This is the first piece to pull in the data and measure the relationships and write it back out to your database. The supporting pieces will be coming later on building the database and query to return the recommended products to use. Also coming up is some website scraping in Python to top selling products from others and how to include them to boost your recommendations.
#Author: Todd Palecek (toddpalecek@gmail.com)
#Description: Determine Product Affinity from a Market Basket
# using Apriori to feed a SQL Recommendation Engine
library(RODBC)
library(stats)
library(reshape2)
library(arules)
library(arulesViz)
library(config)
#Definitions:
#Support: The fraction of which our item set occurs in our dataset.
#Confidence: probability that a rule is correct for a new transaction with items on the left.
#Lift: The ratio by which by the confidence of a rule exceeds the expected confidence.
#Note: if the lift is 1 it indicates that the items on the left and right are independent.
#variable for report name and key to write to SQL
var.RptType <- 'MktBskt-60'
var.Link <- 'DC1-DWDB1.Silvermine.dbo.DimProduct.SKU'
#memory cleanup - may not be needed but can't hurt
gc()
#check and increase memory limit
memory.limit()
memory.limit(size = 26000) #if lower than currently set will not decrease memory available
#import from SQL
cn2 <- odbcDriverConnect(connection="Driver={SQL Server Native Client 11.0};server=YourServer;database=DataWarehouse;trusted_connection=yes;")
cnWrite <- odbcDriverConnect(connection="Driver={SQL Server Native Client 11.0};server=YourServer;database=Grok;trusted_connection=yes;case=nochange")
#Import data to R from SQL Data Warehouse
#To include text in SQL statement need to format as \'text\'
#If using your data warehouse as source date is likely an integer
#Only including orders that have multiple items to limit data imported to only useful data
dataFetch2 <-sqlQuery(cn2, 'with OrderItems (SKU, OrderID,BrandKey,OrderMethodKey)
as
(SELECT distinct P.SKU, D.OrderID, D.BrandKey,D.OrderMethodKey
FROM [Silvermine].[ssas].[FactDemand] D
join [Silvermine].[ssas].[DimProduct] P on D.ProductKey = P.ProductKey
where D.OrderReceivedDateKey between (SELECT YEAR(GETDATE()-60) * 10000 + MONTH(GETDATE()-60) * 100 + DAY(GETDATE()-60))

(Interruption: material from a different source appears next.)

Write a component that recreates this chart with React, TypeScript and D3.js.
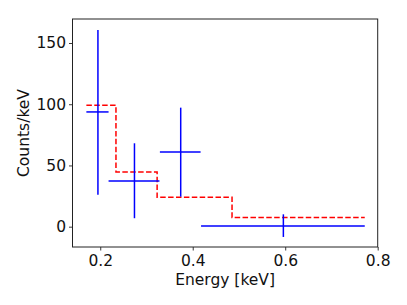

and (SELECT YEAR(GETDATE()-1) * 10000 + MONTH(GETDATE()-1) * 100 + DAY(GETDATE()-1))
)
select O.OrderID, O.SKU, O.BrandKey, O.OrderMethodKey
from OrderItems O
where O.BrandKey in (1) and O.OrderID in (select OrderID from OrderItems group by OrderID having COUNT(SKU) > 1)', rows_at_time=1000)
#close connection after not needed to free resources
close(cn2)
#memory cleanup - may not be needed but can't hurt
gc()
#copy to new dataframe for modifications
dataFetch3 <- dataFetch2
#extract unique values of SKUs and Order Methods to loop through later
sku_list <- unique(dataFetch3$BrandKey)
ordermethod_list <- unique(dataFetch3$OrderMethodKey)
#create blank data frame to populated relationships into
rulestoDBALL <- data.frame()
#loop through each SKU, Brand, and Order Method to build relationships
for (i in 1:length(sku_list)){
dataFetch2 <- dataFetch3[which(dataFetch3$BrandKey==sku_list[i]),]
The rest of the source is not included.